Here is a list of countries that have put a human on the moon:

https://en.wikipedia.org/wiki/United_States


----------



## canadagoose (Mar 30, 2017)

Road Guy said:


> Here is a list of countries that have put a human on the moon:
> 
> https://en.wikipedia.org/wiki/United_States


To be honest, when I was in school, I never thought the other kids were smart.  Maybe 10% were but not at an international level vs Asian countries.  I was actually confused at both Canada's and the US's placements.

But the USA has scale.  Even if the average IQ is a bit lower, there will still be way more high IQ people vs a country 1/10 the size.  Plus, moon years funding for NASA as % of GDP was like 4%.


----------



## canadagoose (Mar 30, 2017)

Also, the moon would never be a priority for Canada.  It's a barren ball of natural resources, which Canada has a shitton of.  Canada actually needs smart people.  Millions of smart people.


----------



## Road Guy (Mar 30, 2017)

Ill take Common Sense + Initiative over Book Smart any day of the week..


----------



## canadagoose (Mar 30, 2017)

Road Guy said:


> Ill take Common Sense + Initiative over Book Smart any day of the week..


Ya but these are 15 year olds.  So if they score low here they'll never even be engineers.


----------



## Road Guy (Mar 30, 2017)

well certainly not in China..


----------



## canadagoose (Mar 30, 2017)

Road Guy said:


> well certainly not in China..


?


----------



## Road Guy (Mar 30, 2017)

no one is sneaking into China to try and make a better life for themselves.... they usually have around 2 million people a year exit the country..

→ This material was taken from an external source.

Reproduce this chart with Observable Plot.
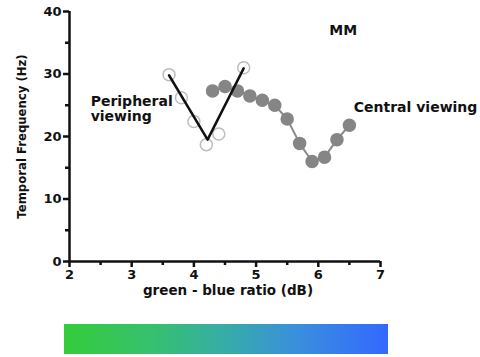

maybe the test results are in correlation to the on average 5 Million people a year who come to the US every year?  I would be in favor of only taking the ones from the "top 10" to better our test scores..thats it we should hold a spelling bee for anyone trying to come over the wall!


----------



## canadagoose (Mar 31, 2017)

Road Guy said:


> no one is sneaking into China to try and make a better life for themselves.... they usually have around 2 million people a year exit the country..
> 
> maybe the test results are in correlation to the on average 5 Million people a year who come to the US every year?  I would be in favor of only taking the ones from the "top 10" to better our test scores..thats it we should hold a spelling bee for anyone trying to come over the wall!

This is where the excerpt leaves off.